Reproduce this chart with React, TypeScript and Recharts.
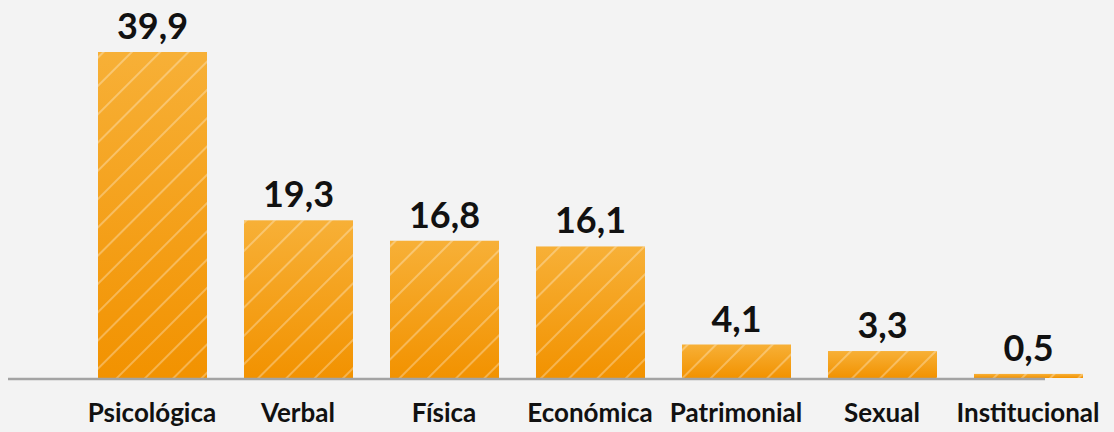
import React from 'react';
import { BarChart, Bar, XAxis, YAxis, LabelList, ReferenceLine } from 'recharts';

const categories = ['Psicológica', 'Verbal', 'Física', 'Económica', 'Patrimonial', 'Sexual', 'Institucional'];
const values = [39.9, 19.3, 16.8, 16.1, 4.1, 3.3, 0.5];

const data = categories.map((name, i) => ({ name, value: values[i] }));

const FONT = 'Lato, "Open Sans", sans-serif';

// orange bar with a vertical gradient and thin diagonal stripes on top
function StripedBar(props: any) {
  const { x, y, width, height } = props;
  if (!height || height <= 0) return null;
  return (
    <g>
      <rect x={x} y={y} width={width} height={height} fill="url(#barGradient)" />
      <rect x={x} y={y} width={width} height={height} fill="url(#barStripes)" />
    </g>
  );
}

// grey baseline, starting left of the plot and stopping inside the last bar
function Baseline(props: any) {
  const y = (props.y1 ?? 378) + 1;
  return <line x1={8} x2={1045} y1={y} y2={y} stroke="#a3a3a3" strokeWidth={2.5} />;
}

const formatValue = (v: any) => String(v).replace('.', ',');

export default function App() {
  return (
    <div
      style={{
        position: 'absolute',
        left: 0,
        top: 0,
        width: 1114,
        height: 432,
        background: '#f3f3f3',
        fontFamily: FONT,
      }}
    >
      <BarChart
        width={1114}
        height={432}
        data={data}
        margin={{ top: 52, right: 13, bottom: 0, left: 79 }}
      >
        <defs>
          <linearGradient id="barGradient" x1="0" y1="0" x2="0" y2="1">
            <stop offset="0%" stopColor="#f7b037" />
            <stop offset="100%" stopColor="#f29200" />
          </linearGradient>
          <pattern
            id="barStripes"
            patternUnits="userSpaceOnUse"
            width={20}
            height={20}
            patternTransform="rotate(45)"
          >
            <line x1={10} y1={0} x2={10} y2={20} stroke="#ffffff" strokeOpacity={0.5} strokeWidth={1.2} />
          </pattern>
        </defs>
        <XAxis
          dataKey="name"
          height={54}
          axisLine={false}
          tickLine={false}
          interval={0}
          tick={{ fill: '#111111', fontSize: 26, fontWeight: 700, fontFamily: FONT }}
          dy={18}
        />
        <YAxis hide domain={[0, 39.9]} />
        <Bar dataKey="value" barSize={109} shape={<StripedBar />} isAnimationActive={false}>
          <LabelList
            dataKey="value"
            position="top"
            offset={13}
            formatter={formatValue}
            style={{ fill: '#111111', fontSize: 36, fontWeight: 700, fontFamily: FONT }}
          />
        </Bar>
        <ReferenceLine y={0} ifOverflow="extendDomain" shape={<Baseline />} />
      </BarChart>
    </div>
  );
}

What to do: Please write out all of the material above without changing a word, and omit any pictures.

Response:
Reproduce this chart with React, TypeScript and Recharts.
import React from 'react';
import { BarChart, Bar, XAxis, YAxis, LabelList, ReferenceLine } from 'recharts';

const categories = ['Psicológica', 'Verbal', 'Física', 'Económica', 'Patrimonial', 'Sexual', 'Institucional'];
const values = [39.9, 19.3, 16.8, 16.1, 4.1, 3.3, 0.5];

const data = categories.map((name, i) => ({ name, value: values[i] }));

const FONT = 'Lato, "Open Sans", sans-serif';

// orange bar with a vertical gradient and thin diagonal stripes on top
function StripedBar(props: any) {
  const { x, y, width, height } = props;
  if (!height || height <= 0) return null;
  return (
    <g>
      <rect x={x} y={y} width={width} height={height} fill="url(#barGradient)" />
      <rect x={x} y={y} width={width} height={height} fill="url(#barStripes)" />
    </g>
  );
}

// grey baseline, starting left of the plot and stopping inside the last bar
function Baseline(props: any) {
  const y = (props.y1 ?? 378) + 1;
  return <line x1={8} x2={1045} y1={y} y2={y} stroke="#a3a3a3" strokeWidth={2.5} />;
}

const formatValue = (v: any) => String(v).replace('.', ',');

export default function App() {
  return (
    <div
      style={{
        position: 'absolute',
        left: 0,
        top: 0,
        width: 1114,
        height: 432,
        background: '#f3f3f3',
        fontFamily: FONT,
      }}
    >
      <BarChart
        width={1114}
        height={432}
        data={data}
        margin={{ top: 52, right: 13, bottom: 0, left: 79 }}
      >
        <defs>
          <linearGradient id="barGradient" x1="0" y1="0" x2="0" y2="1">
            <stop offset="0%" stopColor="#f7b037" />
            <stop offset="100%" stopColor="#f29200" />
          </linearGradient>
          <pattern
            id="barStripes"
            patternUnits="userSpaceOnUse"
            width={20}
            height={20}
            patternTransform="rotate(45)"
          >
            <line x1={10} y1={0} x2={10} y2={20} stroke="#ffffff" strokeOpacity={0.5} strokeWidth={1.2} />
          </pattern>
        </defs>
        <XAxis
          dataKey="name"
          height={54}
          axisLine={false}
          tickLine={false}
          interval={0}
          tick={{ fill: '#111111', fontSize: 26, fontWeight: 700, fontFamily: FONT }}
          dy={18}
        />
        <YAxis hide domain={[0, 39.9]} />
        <Bar dataKey="value" barSize={109} shape={<StripedBar />} isAnimationActive={false}>
          <LabelList
            dataKey="value"
            position="top"
            offset={13}
            formatter={formatValue}
            style={{ fill: '#111111', fontSize: 36, fontWeight: 700, fontFamily: FONT }}
          />
        </Bar>
        <ReferenceLine y={0} ifOverflow="extendDomain" shape={<Baseline />} />
      </BarChart>
    </div>
  );
}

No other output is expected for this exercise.